[SHORT EXERCISE]:
Transcribe each line of the material as it is, and drop any picture.
##########
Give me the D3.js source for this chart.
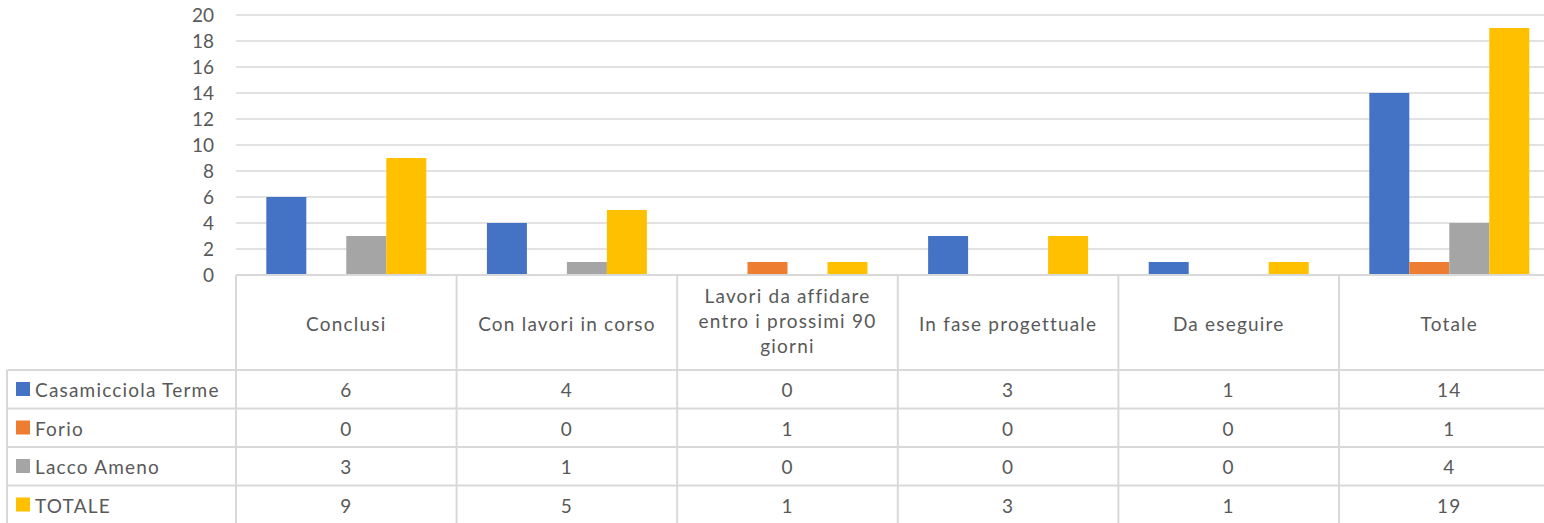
<!DOCTYPE html>
<html>
<head>
<meta charset="utf-8">
<script src="https://cdn.jsdelivr.net/npm/d3@7"></script>
<style>
  html, body { margin: 0; padding: 0; background: #fff; }
  svg { display: block; font-family: Lato, "Open Sans", sans-serif; }
  .tbl { letter-spacing: 1.2px; }
</style>
</head>
<body>
<svg id="chart" width="1544" height="523"></svg>
<script>
// Categories (header row of the data table)
const categories = [
  ["Conclusi"],
  ["Con lavori in corso"],
  ["Lavori da affidare", "entro i prossimi 90", "giorni"],
  ["In fase progettuale"],
  ["Da eseguire"],
  ["Totale"]
];
const categoryKeys = ["Conclusi", "Con lavori in corso", "Lavori da affidare entro i prossimi 90 giorni", "In fase progettuale", "Da eseguire", "Totale"];

// Series
const seriesNames = ["Casamicciola Terme", "Forio", "Lacco Ameno", "TOTALE"];
const seriesColors = ["#4472C4", "#ED7D31", "#A5A5A5", "#FFC000"];
const casamicciola = [6, 4, 0, 3, 1, 14];
const forio = [0, 0, 1, 0, 0, 1];
const laccoAmeno = [3, 1, 0, 0, 0, 4];
const totale = [9, 5, 1, 3, 1, 19];
const seriesValues = [casamicciola, forio, laccoAmeno, totale];

// Y axis ticks
const yTicks = [0, 2, 4, 6, 8, 10, 12, 14, 16, 18, 20];

const svg = d3.select("#chart");
const gridColor = "#d9d9d9";
const textColor = "#595959";
const fontSize = 19;

const plotLeft = 236, plotTop = 15, plotBottom = 275;
const colWidth = 220.6;
const plotRight = plotLeft + colWidth * categoryKeys.length;

const y = d3.scaleLinear().domain([0, 20]).range([plotBottom, plotTop]);
const x0 = d3.scaleBand().domain(categoryKeys).range([plotLeft, plotRight]).padding(0);
const x1 = d3.scaleBand().domain(seriesNames).range([0, x0.bandwidth()])
  .paddingInner(0).paddingOuter(0.758);

// Gridlines
svg.append("g").selectAll("line").data(yTicks.filter(d => d > 0)).join("line")
  .attr("x1", plotLeft).attr("x2", plotRight)
  .attr("y1", d => y(d)).attr("y2", d => y(d))
  .attr("stroke", gridColor).attr("stroke-width", 1.5);

// Y tick labels
svg.append("g").selectAll("text").data(yTicks).join("text")
  .attr("x", 214).attr("y", d => y(d))
  .attr("dy", "0.36em")
  .attr("text-anchor", "end")
  .attr("fill", textColor).attr("font-size", fontSize)
  .text(d => d);

// Bars
const groups = svg.append("g").selectAll("g").data(categoryKeys).join("g")
  .attr("transform", d => `translate(${x0(d)},0)`);
groups.selectAll("rect")
  .data((c, ci) => seriesNames.map((s, si) => ({ s, si, v: seriesValues[si][ci] })))
  .join("rect")
  .attr("x", d => x1(d.s))
  .attr("width", x1.bandwidth())
  .attr("y", d => y(d.v))
  .attr("height", d => y(0) - y(d.v))
  .attr("fill", d => seriesColors[d.si]);

// Data table
const tableLeft = 7;
const headerBottom = 370;
const rowH = 38.5;
const tableBottom = headerBottom + rowH * seriesNames.length;
const table = svg.append("g").attr("class", "tbl");

// horizontal rules
table.append("line")
  .attr("x1", plotLeft).attr("x2", plotRight)
  .attr("y1", plotBottom).attr("y2", plotBottom)
  .attr("stroke", gridColor).attr("stroke-width", 2);
table.selectAll("line.h").data(d3.range(seriesNames.length + 1)).join("line")
  .attr("class", "h")
  .attr("x1", tableLeft).attr("x2", plotRight)
  .attr("y1", i => headerBottom + i * rowH).attr("y2", i => headerBottom + i * rowH)
  .attr("stroke", gridColor).attr("stroke-width", 2);

// vertical rules
table.append("line")
  .attr("x1", tableLeft).attr("x2", tableLeft)
  .attr("y1", headerBottom).attr("y2", tableBottom)
  .attr("stroke", gridColor).attr("stroke-width", 2);
table.selectAll("line.v").data(categoryKeys).join("line")
  .attr("class", "v")
  .attr("x1", d => x0(d)).attr("x2", d => x0(d))
  .attr("y1", plotBottom).attr("y2", tableBottom)
  .attr("stroke", gridColor).attr("stroke-width", 2);

// header labels
const lineH = 25;
table.selectAll("text.cat").data(categories).join("text")
  .attr("class", "cat")
  .attr("x", (d, i) => x0(categoryKeys[i]) + x0.bandwidth() / 2)
  .attr("y", d => 331 - (d.length - 1) * lineH / 2 - (d.length > 1 ? 3 : 0))
  .attr("text-anchor", "middle")
  .attr("fill", textColor).attr("font-size", fontSize)
  .each(function (d) {
    const t = d3.select(this);
    const x = t.attr("x");
    d.forEach((line, li) => {
      t.append("tspan").attr("x", x).attr("dy", li === 0 ? 0 : lineH).text(line);
    });
  });

// legend cells and values
seriesNames.forEach((name, si) => {
  const top = headerBottom + si * rowH;
  table.append("rect")
    .attr("x", 16).attr("y", top + 12)
    .attr("width", 14).attr("height", 14)
    .attr("fill", seriesColors[si]);
  table.append("text")
    .attr("x", 35).attr("y", top + 27)
    .attr("fill", textColor).attr("font-size", fontSize)
    .text(name);
  categoryKeys.forEach((c, ci) => {
    table.append("text")
      .attr("x", x0(c) + x0.bandwidth() / 2)
      .attr("y", top + 27)
      .attr("text-anchor", "middle")
      .attr("fill", textColor).attr("font-size", fontSize)
      .text(seriesValues[si][ci]);
  });
});
</script>
</body>
</html>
##########
[RESULT OF THE TASK]:
Give me the D3.js source for this chart.
<!DOCTYPE html>
<html>
<head>
<meta charset="utf-8">
<script src="https://cdn.jsdelivr.net/npm/d3@7"></script>
<style>
  html, body { margin: 0; padding: 0; background: #fff; }
  svg { display: block; font-family: Lato, "Open Sans", sans-serif; }
  .tbl { letter-spacing: 1.2px; }
</style>
</head>
<body>
<svg id="chart" width="1544" height="523"></svg>
<script>
// Categories (header row of the data table)
const categories = [
  ["Conclusi"],
  ["Con lavori in corso"],
  ["Lavori da affidare", "entro i prossimi 90", "giorni"],
  ["In fase progettuale"],
  ["Da eseguire"],
  ["Totale"]
];
const categoryKeys = ["Conclusi", "Con lavori in corso", "Lavori da affidare entro i prossimi 90 giorni", "In fase progettuale", "Da eseguire", "Totale"];

// Series
const seriesNames = ["Casamicciola Terme", "Forio", "Lacco Ameno", "TOTALE"];
const seriesColors = ["#4472C4", "#ED7D31", "#A5A5A5", "#FFC000"];
const casamicciola = [6, 4, 0, 3, 1, 14];
const forio = [0, 0, 1, 0, 0, 1];
const laccoAmeno = [3, 1, 0, 0, 0, 4];
const totale = [9, 5, 1, 3, 1, 19];
const seriesValues = [casamicciola, forio, laccoAmeno, totale];

// Y axis ticks
const yTicks = [0, 2, 4, 6, 8, 10, 12, 14, 16, 18, 20];

const svg = d3.select("#chart");
const gridColor = "#d9d9d9";
const textColor = "#595959";
const fontSize = 19;

const plotLeft = 236, plotTop = 15, plotBottom = 275;
const colWidth = 220.6;
const plotRight = plotLeft + colWidth * categoryKeys.length;

const y = d3.scaleLinear().domain([0, 20]).range([plotBottom, plotTop]);
const x0 = d3.scaleBand().domain(categoryKeys).range([plotLeft, plotRight]).padding(0);
const x1 = d3.scaleBand().domain(seriesNames).range([0, x0.bandwidth()])
  .paddingInner(0).paddingOuter(0.758);

// Gridlines
svg.append("g").selectAll("line").data(yTicks.filter(d => d > 0)).join("line")
  .attr("x1", plotLeft).attr("x2", plotRight)
  .attr("y1", d => y(d)).attr("y2", d => y(d))
  .attr("stroke", gridColor).attr("stroke-width", 1.5);

// Y tick labels
svg.append("g").selectAll("text").data(yTicks).join("text")
  .attr("x", 214).attr("y", d => y(d))
  .attr("dy", "0.36em")
  .attr("text-anchor", "end")
  .attr("fill", textColor).attr("font-size", fontSize)
  .text(d => d);

// Bars
const groups = svg.append("g").selectAll("g").data(categoryKeys).join("g")
  .attr("transform", d => `translate(${x0(d)},0)`);
groups.selectAll("rect")
  .data((c, ci) => seriesNames.map((s, si) => ({ s, si, v: seriesValues[si][ci] })))
  .join("rect")
  .attr("x", d => x1(d.s))
  .attr("width", x1.bandwidth())
  .attr("y", d => y(d.v))
  .attr("height", d => y(0) - y(d.v))
  .attr("fill", d => seriesColors[d.si]);

// Data table
const tableLeft = 7;
const headerBottom = 370;
const rowH = 38.5;
const tableBottom = headerBottom + rowH * seriesNames.length;
const table = svg.append("g").attr("class", "tbl");

// horizontal rules
table.append("line")
  .attr("x1", plotLeft).attr("x2", plotRight)
  .attr("y1", plotBottom).attr("y2", plotBottom)
  .attr("stroke", gridColor).attr("stroke-width", 2);
table.selectAll("line.h").data(d3.range(seriesNames.length + 1)).join("line")
  .attr("class", "h")
  .attr("x1", tableLeft).attr("x2", plotRight)
  .attr("y1", i => headerBottom + i * rowH).attr("y2", i => headerBottom + i * rowH)
  .attr("stroke", gridColor).attr("stroke-width", 2);

// vertical rules
table.append("line")
  .attr("x1", tableLeft).attr("x2", tableLeft)
  .attr("y1", headerBottom).attr("y2", tableBottom)
  .attr("stroke", gridColor).attr("stroke-width", 2);
table.selectAll("line.v").data(categoryKeys).join("line")
  .attr("class", "v")
  .attr("x1", d => x0(d)).attr("x2", d => x0(d))
  .attr("y1", plotBottom).attr("y2", tableBottom)
  .attr("stroke", gridColor).attr("stroke-width", 2);

// header labels
const lineH = 25;
table.selectAll("text.cat").data(categories).join("text")
  .attr("class", "cat")
  .attr("x", (d, i) => x0(categoryKeys[i]) + x0.bandwidth() / 2)
  .attr("y", d => 331 - (d.length - 1) * lineH / 2 - (d.length > 1 ? 3 : 0))
  .attr("text-anchor", "middle")
  .attr("fill", textColor).attr("font-size", fontSize)
  .each(function (d) {
    const t = d3.select(this);
    const x = t.attr("x");
    d.forEach((line, li) => {
      t.append("tspan").attr("x", x).attr("dy", li === 0 ? 0 : lineH).text(line);
    });
  });

// legend cells and values
seriesNames.forEach((name, si) => {
  const top = headerBottom + si * rowH;
  table.append("rect")
    .attr("x", 16).attr("y", top + 12)
    .attr("width", 14).attr("height", 14)
    .attr("fill", seriesColors[si]);
  table.append("text")
    .attr("x", 35).attr("y", top + 27)
    .attr("fill", textColor).attr("font-size", fontSize)
    .text(name);
  categoryKeys.forEach((c, ci) => {
    table.append("text")
      .attr("x", x0(c) + x0.bandwidth() / 2)
      .attr("y", top + 27)
      .attr("text-anchor", "middle")
      .attr("fill", textColor).attr("font-size", fontSize)
      .text(seriesValues[si][ci]);
  });
});
</script>
</body>
</html>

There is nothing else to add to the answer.